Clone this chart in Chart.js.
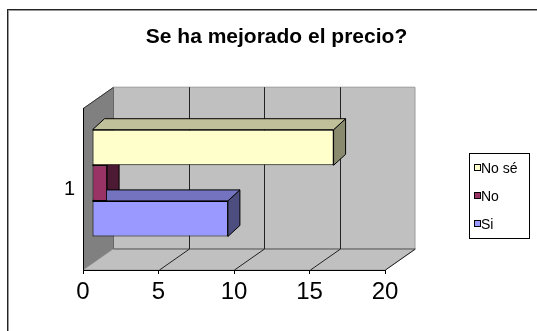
<!DOCTYPE html>
<html>
<head>
<meta charset="utf-8">
<script src="https://cdn.jsdelivr.net/npm/chart.js@4/dist/chart.umd.min.js"></script>
<style>
  html, body { margin: 0; padding: 0; background: #fff; }
  #wrap { width: 537px; height: 331px; }
</style>
</head>
<body>
<div id="wrap"><canvas id="myChart"></canvas></div>
<script>
const categories = ["1"];
// listed top to bottom, same as the legend
const seriesNames = ["No sé", "No", "Si"];
const seriesValues = [16, 1, 9];
const xTickStep = 5;
const xMax = 20;

// front, top and side shades for each series
const frontColors = ["#ffffcc", "#993366", "#9999ff"];
const topColors = ["#c0c09a", "#73264d", "#7373bf"];
const sideColors = ["#8a8a6e", "#4d1a33", "#4d4d80"];

const FONT = "'Liberation Sans', Arial, sans-serif";
const WALL_DX = 30, WALL_DY = -21;   // depth of the plot box
const BAR_SHIFT_X = 9, BAR_SHIFT_Y = -6; // bars sit a bit behind the front plane
const BAR_DX = 12, BAR_DY = -11;     // bar thickness

function poly(ctx, pts, fill, stroke) {
  ctx.beginPath();
  ctx.moveTo(pts[0][0], pts[0][1]);
  for (let i = 1; i < pts.length; i++) ctx.lineTo(pts[i][0], pts[i][1]);
  ctx.closePath();
  if (fill) { ctx.fillStyle = fill; ctx.fill(); }
  if (stroke) { ctx.strokeStyle = stroke; ctx.lineWidth = 1; ctx.stroke(); }
}

const walls = {
  id: "walls",
  beforeDraw(chart) {
    const { ctx, chartArea: a } = chart;
    const xs = chart.scales.x;
    ctx.save();
    // outer frame
    ctx.fillStyle = "#222";
    ctx.fillRect(7, 9, 1, 331);
    ctx.fillRect(7, 9, 537, 1);
    ctx.fillStyle = "#999";
    ctx.fillRect(8, 10, 1, 331);
    ctx.fillRect(8, 10, 537, 1);

    const L = a.left, R = a.right, T = a.top, B = a.bottom;
    // back wall
    poly(ctx, [[L + WALL_DX, T + WALL_DY], [R + WALL_DX, T + WALL_DY], [R + WALL_DX, B + WALL_DY], [L + WALL_DX, B + WALL_DY]], "#c0c0c0", "#9a9a9a");
    // floor
    poly(ctx, [[L, B], [R, B], [R + WALL_DX, B + WALL_DY], [L + WALL_DX, B + WALL_DY]], "#c0c0c0", "#9a9a9a");
    // side wall
    poly(ctx, [[L, T], [L + WALL_DX, T + WALL_DY], [L + WALL_DX, B + WALL_DY], [L, B]], "#808080", null);
    ctx.strokeStyle = "#333";
    ctx.lineWidth = 1;
    ctx.beginPath();
    ctx.moveTo(L, T + 0.5);
    ctx.lineTo(L + WALL_DX, T + WALL_DY + 0.5);
    ctx.stroke();
    ctx.strokeStyle = "#666";
    ctx.beginPath();
    ctx.moveTo(L + WALL_DX + 0.5, T + WALL_DY);
    ctx.lineTo(L + WALL_DX + 0.5, B + WALL_DY);
    ctx.lineTo(R + WALL_DX, B + WALL_DY);
    ctx.stroke();

    // gridlines: up the back wall and across the floor
    ctx.strokeStyle = "#222";
    for (let v = xTickStep; v <= xMax; v += xTickStep) {
      const px = Math.round(xs.getPixelForValue(v)) + 0.5;
      ctx.beginPath();
      ctx.moveTo(px, B);
      ctx.lineTo(px + WALL_DX, B + WALL_DY);
      if (v < xMax) ctx.lineTo(px + WALL_DX, T + WALL_DY);
      ctx.stroke();
    }
    ctx.restore();
  }
};

const barDepth = {
  id: "barDepth",
  beforeDatasetsDraw(chart) {
    const ctx = chart.ctx;
    ctx.save();
    ctx.translate(BAR_SHIFT_X, BAR_SHIFT_Y);
    const bars = [];
    chart.data.datasets.forEach((ds, i) => {
      chart.getDatasetMeta(i).data.forEach((el) => {
        const p = el.getProps(["x", "y", "base", "height"], true);
        bars.push({ i, x: p.x, base: p.base, top: p.y - p.height / 2, bottom: p.y + p.height / 2 });
      });
    });
    // side faces first, then tops; the fronts are drawn by Chart.js on top
    bars.forEach((b) => {
      poly(ctx, [[b.x, b.top], [b.x + BAR_DX, b.top + BAR_DY], [b.x + BAR_DX, b.bottom + BAR_DY], [b.x, b.bottom]], sideColors[b.i], "#000");
    });
    bars.forEach((b) => {
      poly(ctx, [[b.base, b.top], [b.base + BAR_DX, b.top + BAR_DY], [b.x + BAR_DX, b.top + BAR_DY], [b.x, b.top]], topColors[b.i], "#000");
    });
  },
  afterDatasetsDraw(chart) {
    chart.ctx.restore();
  }
};

const legendBox = {
  id: "legendBox",
  afterDraw(chart) {
    const ctx = chart.ctx;
    ctx.save();
    ctx.strokeStyle = "#000";
    ctx.lineWidth = 1;
    ctx.strokeRect(469.5, 153.5, 60, 85);
    ctx.font = "14px " + FONT;
    ctx.textBaseline = "middle";
    const rows = [168, 196, 224];
    seriesNames.forEach((name, i) => {
      const y = rows[i];
      ctx.fillStyle = frontColors[i];
      ctx.fillRect(474, y - 4, 7, 7);
      ctx.strokeRect(474.5, y - 3.5, 6, 6);
      ctx.fillStyle = "#000";
      ctx.fillText(name, 481, y + 1);
    });
    ctx.restore();
  }
};

new Chart(document.getElementById("myChart"), {
  type: "bar",
  data: {
    labels: categories,
    datasets: seriesNames.map((name, i) => ({
      label: name,
      data: [seriesValues[i]],
      backgroundColor: frontColors[i],
      borderColor: "#000",
      borderWidth: 1,
      borderSkipped: false,
      categoryPercentage: 0.66,
      barPercentage: 1,
    })),
  },
  options: {
    indexAxis: "y",
    responsive: true,
    maintainAspectRatio: false,
    animation: false,
    layout: { padding: { left: 16, right: 0, top: 0, bottom: 0 } },
    plugins: {
      legend: { display: false },
      tooltip: { enabled: false },
      title: {
        display: true,
        text: "Se ha mejorado el precio?",
        color: "#000",
        font: { family: FONT, size: 21, weight: "bold" },
        padding: { top: 25, bottom: 58 },
      },
    },
    scales: {
      x: {
        min: 0,
        max: xMax,
        ticks: { stepSize: xTickStep, color: "#000", padding: 4, font: { family: FONT, size: 24 } },
        grid: { drawOnChartArea: false, drawTicks: true, tickLength: 4, color: "#000" },
        border: { display: true, color: "#000" },
        afterFit: (s) => { s.height = 61; },
      },
      y: {
        ticks: { color: "#000", padding: 8, font: { family: FONT, size: 20 } },
        grid: { display: false, drawTicks: false },
        border: { display: true, color: "#000" },
        afterFit: (s) => { s.width = 67; },
      },
      side: {
        type: "linear",
        position: "right",
        display: true,
        ticks: { display: false },
        grid: { display: false },
        border: { display: false },
        afterFit: (s) => { s.width = 152; },
      },
    },
  },
  plugins: [walls, barDepth, legendBox],
});
</script>
</body>
</html>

◆ ◆ ◆

_PROBLEM_:
Reproduce exactly the run of lines that opens the listing and closes with the line holding "ctx.fillRect(8, 10, 537, 1);". Pictures are excluded.

_FINAL RESULT_:
Clone this chart in Chart.js.
<!DOCTYPE html>
<html>
<head>
<meta charset="utf-8">
<script src="https://cdn.jsdelivr.net/npm/chart.js@4/dist/chart.umd.min.js"></script>
<style>
  html, body { margin: 0; padding: 0; background: #fff; }
  #wrap { width: 537px; height: 331px; }
</style>
</head>
<body>
<div id="wrap"><canvas id="myChart"></canvas></div>
<script>
const categories = ["1"];
// listed top to bottom, same as the legend
const seriesNames = ["No sé", "No", "Si"];
const seriesValues = [16, 1, 9];
const xTickStep = 5;
const xMax = 20;

// front, top and side shades for each series
const frontColors = ["#ffffcc", "#993366", "#9999ff"];
const topColors = ["#c0c09a", "#73264d", "#7373bf"];
const sideColors = ["#8a8a6e", "#4d1a33", "#4d4d80"];

const FONT = "'Liberation Sans', Arial, sans-serif";
const WALL_DX = 30, WALL_DY = -21;   // depth of the plot box
const BAR_SHIFT_X = 9, BAR_SHIFT_Y = -6; // bars sit a bit behind the front plane
const BAR_DX = 12, BAR_DY = -11;     // bar thickness

function poly(ctx, pts, fill, stroke) {
  ctx.beginPath();
  ctx.moveTo(pts[0][0], pts[0][1]);
  for (let i = 1; i < pts.length; i++) ctx.lineTo(pts[i][0], pts[i][1]);
  ctx.closePath();
  if (fill) { ctx.fillStyle = fill; ctx.fill(); }
  if (stroke) { ctx.strokeStyle = stroke; ctx.lineWidth = 1; ctx.stroke(); }
}

const walls = {
  id: "walls",
  beforeDraw(chart) {
    const { ctx, chartArea: a } = chart;
    const xs = chart.scales.x;
    ctx.save();
    // outer frame
    ctx.fillStyle = "#222";
    ctx.fillRect(7, 9, 1, 331);
    ctx.fillRect(7, 9, 537, 1);
    ctx.fillStyle = "#999";
    ctx.fillRect(8, 10, 1, 331);
    ctx.fillRect(8, 10, 537, 1);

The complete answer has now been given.